Aspen aeronauts learn to fly around the world as part of second annual flight challenge

Erica Robbie
The Aspen Times
Left to right: Aspen student aeronauts Will Pryor, Kat Kowar, and Julia Burwell practice a takeoff and departure procedure for the second annual Round the World Flight Challenge.
Jeremy Wallace/The Aspen Times |

This afternoon, two teams of Aspen middle and high school and Country Day School aeronauts will have spent roughly 48 consecutive hours piloting two aircraft across the world as part of Aspen’s second annual Round the World Flight Challenge.

The two flights took off from Liberia at 4 p.m. on Friday and are scheduled to arrive in Key West, Florida — after mandatory fuel stops in Africa, Singapore, Russia and Reno, Nevada — by 4 p.m. today.

While the Embraer Phenom 300 planes may not be real, the students’ piloting experience via flight simulators is about as real as it gets, said Aspen High School director of aeronautics, Greg Roark.

The competition between the red and black teams also is real, Roark said.
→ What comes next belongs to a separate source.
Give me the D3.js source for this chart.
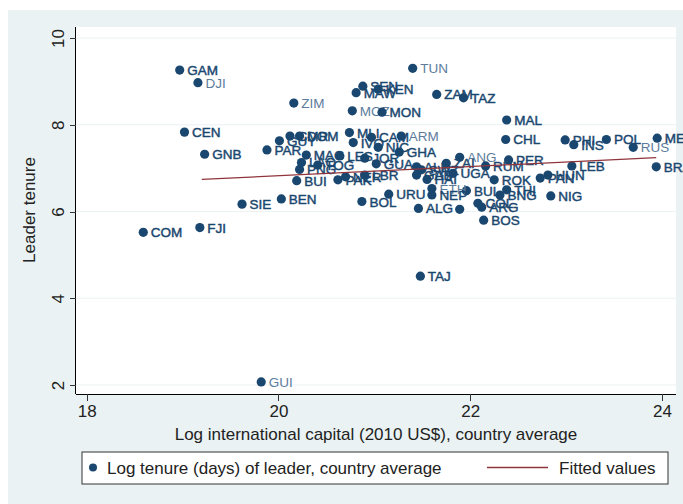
<!DOCTYPE html>
<html>
<head>
<meta charset="utf-8">
<script src="https://cdn.jsdelivr.net/npm/d3@7.9.0/dist/d3.min.js"></script>
<style>
  body { margin: 0; background: #fff; }
  svg { display: block; font-family: "Liberation Sans", Arial, Helvetica, sans-serif; }
</style>
</head>
<body>
<svg id="chart" width="683" height="504"></svg>
<script>
// country codes, log international capital (x) and log leader tenure (y)
const codes = ['GAM','DJI','ZIM','CEN','GNB','PAR','TUN','SEN','MAW','KEN',
  'ZAM','TAZ','MOZ','MON','MAL','CHL','PHI','INS','POL','RUS',
  'MEX','BRA','LEB','PER','ANG','RUM','UGA','ZAI','ALB','GHA',
  'ARM','NIC','IVO','MLI','CAM','MAG','LES','JOR','GUA','PNG',
  'TOG','LAO','BUI','PAK','LBR','NER','URU','BOL','SIE','BEN',
  'COM','FJI','GUI','TAJ','ALG','','COL','ARG','BOS','BUL',
  'ETH','NEP','SWZ','GAB','HAI','ROK','THI','BNG','NIG','PAN',
  'HUN','GUY','CMR','DOM'];
const capital = [18.97,19.16,20.16,19.02,19.23,19.88,21.40,20.88,20.81,21.04,
  21.65,21.93,20.77,21.08,22.38,22.37,22.99,23.08,23.42,23.70,
  23.95,23.94,23.06,22.40,21.89,22.16,21.82,21.75,21.44,21.26,
  21.28,21.04,20.78,20.74,20.97,20.29,20.64,20.90,21.02,20.22,
  20.41,20.24,20.19,20.62,20.90,20.70,21.15,20.87,19.62,20.03,
  18.59,19.18,19.82,21.48,21.46,21.89,22.08,22.12,22.14,21.96,
  21.60,21.60,21.49,21.44,21.55,22.25,22.38,22.31,22.84,22.73,
  22.81,20.01,20.12,20.22];
const tenure = [9.26,8.97,8.50,7.83,7.32,7.42,9.30,8.89,8.74,8.82,
  8.70,8.62,8.32,8.29,8.11,7.66,7.65,7.54,7.66,7.48,
  7.69,7.03,7.05,7.19,7.25,7.05,6.88,7.11,7.03,7.37,
  7.74,7.48,7.59,7.82,7.71,7.30,7.28,7.23,7.10,6.97,
  7.07,7.13,6.71,6.73,6.84,6.80,6.40,6.23,6.17,6.29,
  5.52,5.63,2.07,4.51,6.07,6.05,6.19,6.10,5.80,6.48,
  6.53,6.38,6.96,6.84,6.74,6.73,6.50,6.38,6.36,6.77,
  6.84,7.63,7.74,7.74];
// countries appearing in only one observation (their labels are not overplotted)
const singleObs = ['DJI','ZIM','TUN','MOZ','RUS','ANG','ARM','GUI','ETH'];

// fitted values line end points
const fitX = [19.20, 23.94];
const fitY = [6.74, 7.24];

const xTicks = [18, 20, 22, 24];
const yTicks = [2, 4, 6, 8, 10];

const navy = '#1a476f';
const maroon = '#90353b';
const bg = '#eaf2f3';

const svg = d3.select('#chart');

// outer background
svg.append('rect').attr('x', 8).attr('y', 10).attr('width', 675).attr('height', 494).attr('fill', bg);

const plot = { left: 75.5, right: 676, top: 27, bottom: 394 };
svg.append('rect')
  .attr('x', plot.left).attr('y', plot.top)
  .attr('width', plot.right - plot.left).attr('height', plot.bottom - plot.top)
  .attr('fill', '#fff');

const x = d3.scaleLinear().domain([18, 24]).range([86.7, 662]);
const y = d3.scaleLinear().domain([2, 10]).range([385, 38]);

// gridlines
svg.append('g').selectAll('line').data(yTicks).join('line')
  .attr('x1', plot.left).attr('x2', plot.right)
  .attr('y1', d => y(d)).attr('y2', d => y(d))
  .attr('stroke', bg).attr('stroke-width', 1.2);

// axes
const yAxis = svg.append('g').attr('transform', `translate(${plot.left},0)`)
  .call(d3.axisLeft(y).tickValues(yTicks).tickFormat(d3.format('d')).tickSize(6).tickSizeOuter(0));
yAxis.select('.domain').attr('d', `M0,${plot.top}V${plot.bottom}`).attr('stroke', '#000');
yAxis.selectAll('.tick line').attr('stroke', '#333');
yAxis.selectAll('.tick text')
  .attr('font-size', 17).attr('fill', '#222')
  .attr('text-anchor', 'middle')
  .attr('x', 0).attr('dy', 0)
  .attr('transform', 'translate(-12,0) rotate(-90)');

const xAxis = svg.append('g').attr('transform', `translate(0,${plot.bottom})`)
  .call(d3.axisBottom(x).tickValues(xTicks).tickFormat(d3.format('d')).tickSize(7).tickPadding(4).tickSizeOuter(0));
xAxis.select('.domain').attr('d', `M${plot.left},0H${plot.right}`).attr('stroke', '#000');
xAxis.selectAll('.tick line').attr('stroke', '#333');
xAxis.selectAll('.tick text').attr('font-size', 17).attr('fill', '#222');

svg.selectAll('.domain, .tick line').attr('shape-rendering', 'crispEdges');
svg.selectAll('g').attr('font-family', null);

// axis titles
svg.append('text')
  .attr('transform', 'translate(35,210) rotate(-90)')
  .attr('text-anchor', 'middle').attr('font-size', 17).attr('fill', '#222')
  .text('Leader tenure');
svg.append('text')
  .attr('x', 376).attr('y', 440)
  .attr('text-anchor', 'middle').attr('font-size', 17).attr('fill', '#222')
  .text('Log international capital (2010 US$), country average');

// points with labels
const pts = codes.map((c, i) => ({ code: c, cap: capital[i], ten: tenure[i] }));
const pg = svg.append('g');
pts.forEach(d => {
  const single = singleObs.includes(d.code);
  pg.append('circle')
    .attr('cx', x(d.cap)).attr('cy', y(d.ten)).attr('r', 4.6)
    .attr('fill', navy);
  if (d.code) {
    pg.append('text')
      .attr('x', x(d.cap) + 7.5).attr('y', y(d.ten) + 5)
      .attr('font-size', 13.5)
      .attr('fill', single ? '#5d7c9c' : navy)
      .attr('stroke', single ? 'none' : navy)
      .attr('stroke-width', single ? 0 : 0.45)
      .text(d.code);
  }
});

// fitted line
svg.append('line')
  .attr('x1', x(fitX[0])).attr('y1', y(fitY[0]))
  .attr('x2', x(fitX[1])).attr('y2', y(fitY[1]))
  .attr('stroke', maroon).attr('stroke-width', 1.3);

// legend
const lg = svg.append('g');
lg.append('rect').attr('x', 82).attr('y', 452).attr('width', 586).attr('height', 32)
  .attr('fill', '#fff').attr('stroke', '#333').attr('stroke-width', 1);
lg.append('circle').attr('cx', 93).attr('cy', 467.5).attr('r', 4).attr('fill', navy);
lg.append('text').attr('x', 107).attr('y', 474).attr('font-size', 17).attr('fill', '#222')
  .text('Log tenure (days) of leader, country average');
lg.append('line').attr('x1', 487).attr('x2', 548).attr('y1', 467.5).attr('y2', 467.5)
  .attr('stroke', maroon).attr('stroke-width', 1.3);
lg.append('text').attr('x', 559).attr('y', 474).attr('font-size', 17).attr('fill', '#222')
  .text('Fitted values');
</script>
</body>
</html>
“These kids take this pretty seriously,” he said. “There’s a winner and a loser, and these kids know which kids know which side of the coin they want to be on.”

Just like in the cockpit of a plane, two pilots — a captain on the left and a first officer to the right — navigate each simulator at all times, Roark said.

The pilots switch positions as captain and first officer every 30 minutes for two hours until two new pilots take over.

With 41 students split equally between two teams, each student must serve as pilot for at least two two-hour shifts.

The key players, however — including Roark and the two captains of each team — remain on site for the duration of the two-day competition, which is held in the Aspen School District aerodrome.

Located in the basement of the middle school, the aerodrome is near the printer room, in which Roark parked an air mattress, hoping to catch a few hours of sleep throughout the challenge.

When Connor Coyle, one of the black team’s captains, saw an opportunity to take a nap, he opted instead for the weight room.

“I’ll be tired, but I’ll make it,” Coyle said, recognizing how unique the schools’ aeronautic program and opportunities are.

“It’s pretty different than anything else you could do in high school,” Coyle said. “For people like myself who are interested in piloting and engineering, getting hours now and having experience out of high school both building and piloting a plane will set me apart from the rest of field, whether it’s an employer or college.”